Le 25 janvier 2011, une partie de la jeunesse égyptienne se mobilise pour abattre le régime politique en place depuis plus d’un demi-siècle, à l’exemple de la révolution tunisienne démarrée un mois plus tôt. Au Caire comme à Tunis, ce soulèvement qui entraîne derrière lui de larges couches de la population urbaine est vite qualifié de révolution. Qu’en est-il réellement, que recouvre ce terme dont la sémantique varie selon les groupes qui s’en réclament ou qui s’y rallient de manière parfois opportuniste ?
Derrière la revendication démocratique largement partagée, quels sont les défis qui se posent à la société égyptienne et qui expliquent sa mobilisation en masse ?
À l’heure où les observateurs, sur place et à l’étranger, s’étonnent et souvent s’inquiètent de la tournure prise par la scène politique égyptienne, avec l’émergence de nouveaux acteurs dominants prônant des ruptures radicales, il est grand temps de se pencher sur les maux de l’égypte, sur les conditions de vie de sa population, et sur sa capacité à engager le redressement espéré, dans un cadre moral et culturel profondément enraciné.

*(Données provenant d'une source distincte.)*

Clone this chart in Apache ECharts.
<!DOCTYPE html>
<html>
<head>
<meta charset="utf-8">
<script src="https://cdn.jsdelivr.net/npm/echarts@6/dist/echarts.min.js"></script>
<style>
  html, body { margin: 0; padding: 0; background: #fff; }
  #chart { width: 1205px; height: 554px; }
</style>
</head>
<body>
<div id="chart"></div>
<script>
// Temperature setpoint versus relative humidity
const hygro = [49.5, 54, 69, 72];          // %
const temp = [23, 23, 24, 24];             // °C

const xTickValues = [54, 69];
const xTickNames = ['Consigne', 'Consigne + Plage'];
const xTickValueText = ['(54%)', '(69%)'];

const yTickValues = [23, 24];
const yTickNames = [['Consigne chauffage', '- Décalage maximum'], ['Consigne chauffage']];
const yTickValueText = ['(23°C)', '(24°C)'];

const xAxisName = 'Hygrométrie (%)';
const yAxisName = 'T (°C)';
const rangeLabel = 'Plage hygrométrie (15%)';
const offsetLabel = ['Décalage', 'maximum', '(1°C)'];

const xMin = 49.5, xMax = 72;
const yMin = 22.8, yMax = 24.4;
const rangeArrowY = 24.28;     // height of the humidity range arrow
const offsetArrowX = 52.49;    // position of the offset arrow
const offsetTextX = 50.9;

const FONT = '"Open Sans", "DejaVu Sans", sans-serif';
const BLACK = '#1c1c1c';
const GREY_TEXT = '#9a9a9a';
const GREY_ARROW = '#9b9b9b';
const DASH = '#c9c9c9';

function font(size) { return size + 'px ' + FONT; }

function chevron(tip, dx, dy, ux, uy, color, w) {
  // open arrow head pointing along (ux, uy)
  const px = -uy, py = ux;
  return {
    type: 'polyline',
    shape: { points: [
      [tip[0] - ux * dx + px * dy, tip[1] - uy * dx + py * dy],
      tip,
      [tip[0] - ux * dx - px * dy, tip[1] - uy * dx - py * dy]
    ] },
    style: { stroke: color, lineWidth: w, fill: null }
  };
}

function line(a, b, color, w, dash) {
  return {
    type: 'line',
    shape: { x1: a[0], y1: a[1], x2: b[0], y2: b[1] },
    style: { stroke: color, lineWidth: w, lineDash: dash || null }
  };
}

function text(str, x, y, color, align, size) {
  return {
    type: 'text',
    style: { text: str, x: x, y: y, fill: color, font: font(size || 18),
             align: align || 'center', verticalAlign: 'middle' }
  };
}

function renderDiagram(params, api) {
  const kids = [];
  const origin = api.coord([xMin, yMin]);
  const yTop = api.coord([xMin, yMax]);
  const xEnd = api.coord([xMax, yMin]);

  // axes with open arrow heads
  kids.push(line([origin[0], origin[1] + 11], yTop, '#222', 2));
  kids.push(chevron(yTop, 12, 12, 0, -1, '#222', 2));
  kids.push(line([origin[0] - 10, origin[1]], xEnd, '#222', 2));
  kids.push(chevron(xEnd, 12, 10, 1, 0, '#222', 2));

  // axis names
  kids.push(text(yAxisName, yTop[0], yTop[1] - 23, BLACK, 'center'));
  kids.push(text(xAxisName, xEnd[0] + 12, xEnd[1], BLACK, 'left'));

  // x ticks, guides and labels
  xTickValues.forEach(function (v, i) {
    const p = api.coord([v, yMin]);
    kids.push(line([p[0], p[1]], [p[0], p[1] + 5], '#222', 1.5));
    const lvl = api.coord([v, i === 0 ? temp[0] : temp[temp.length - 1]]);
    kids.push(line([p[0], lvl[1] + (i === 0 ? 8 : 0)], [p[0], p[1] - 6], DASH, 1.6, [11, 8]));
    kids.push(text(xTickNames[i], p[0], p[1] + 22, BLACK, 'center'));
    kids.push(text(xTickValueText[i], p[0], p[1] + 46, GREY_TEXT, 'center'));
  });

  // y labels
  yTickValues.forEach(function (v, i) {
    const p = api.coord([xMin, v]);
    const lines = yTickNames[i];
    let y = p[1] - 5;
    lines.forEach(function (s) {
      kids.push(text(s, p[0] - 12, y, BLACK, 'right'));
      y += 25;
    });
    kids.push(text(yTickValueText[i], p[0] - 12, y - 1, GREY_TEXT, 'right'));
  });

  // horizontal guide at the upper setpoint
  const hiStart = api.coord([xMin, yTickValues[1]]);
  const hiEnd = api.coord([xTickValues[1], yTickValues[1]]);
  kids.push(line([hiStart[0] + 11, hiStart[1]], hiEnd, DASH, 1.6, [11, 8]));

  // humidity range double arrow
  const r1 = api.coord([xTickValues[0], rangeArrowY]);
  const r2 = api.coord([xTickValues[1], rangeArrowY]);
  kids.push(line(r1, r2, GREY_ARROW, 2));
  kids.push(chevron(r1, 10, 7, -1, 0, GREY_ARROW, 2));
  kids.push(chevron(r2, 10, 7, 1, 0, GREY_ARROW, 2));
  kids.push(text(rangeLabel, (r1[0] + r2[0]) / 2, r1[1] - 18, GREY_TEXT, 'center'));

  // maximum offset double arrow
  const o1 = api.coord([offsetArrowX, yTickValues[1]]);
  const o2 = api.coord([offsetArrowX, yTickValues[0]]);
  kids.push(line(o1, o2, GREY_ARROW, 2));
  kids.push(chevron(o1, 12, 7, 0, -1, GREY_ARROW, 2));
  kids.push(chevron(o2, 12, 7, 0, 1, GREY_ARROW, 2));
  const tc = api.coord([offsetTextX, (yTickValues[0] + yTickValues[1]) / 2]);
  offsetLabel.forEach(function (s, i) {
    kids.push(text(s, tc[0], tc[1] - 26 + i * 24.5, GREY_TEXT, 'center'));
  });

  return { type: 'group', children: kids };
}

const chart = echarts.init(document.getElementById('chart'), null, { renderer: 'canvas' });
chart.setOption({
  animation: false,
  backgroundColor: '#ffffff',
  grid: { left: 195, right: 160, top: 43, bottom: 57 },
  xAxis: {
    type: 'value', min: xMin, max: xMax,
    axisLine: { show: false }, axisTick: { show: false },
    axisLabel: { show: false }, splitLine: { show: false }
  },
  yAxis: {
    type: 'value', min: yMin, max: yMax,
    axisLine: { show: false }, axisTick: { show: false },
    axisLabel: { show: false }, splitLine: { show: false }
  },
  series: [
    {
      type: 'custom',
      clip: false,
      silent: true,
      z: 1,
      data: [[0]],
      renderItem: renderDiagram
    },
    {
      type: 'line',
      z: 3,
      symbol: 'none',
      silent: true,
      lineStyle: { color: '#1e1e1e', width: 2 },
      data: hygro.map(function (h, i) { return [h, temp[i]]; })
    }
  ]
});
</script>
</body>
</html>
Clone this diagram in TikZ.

Marc Lavergne est géopolitologue, directeur de recherche au CNRS. Auteur en 1980 d’une thèse de géographie sur « L’agriculture égyptienne dix ans après l’achèvement du haut barrage d’Assouan », c’est un expert reconnu des situations de crise et des conflits du Moyen-Orient et de la Corne de l’Afrique. Chercheur au Groupe de recherche et d’études sur la Méditerranée et le Moyen-Orient contemporain (GREMMO) à la Maison de l’Orient et de la Méditerranée (Université Lyon-II), il a dirigé le Centre d’études et de documentation économiques, juridiques et sociales (CEDEJ) au Caire du printemps 2008 à l’automne 2011.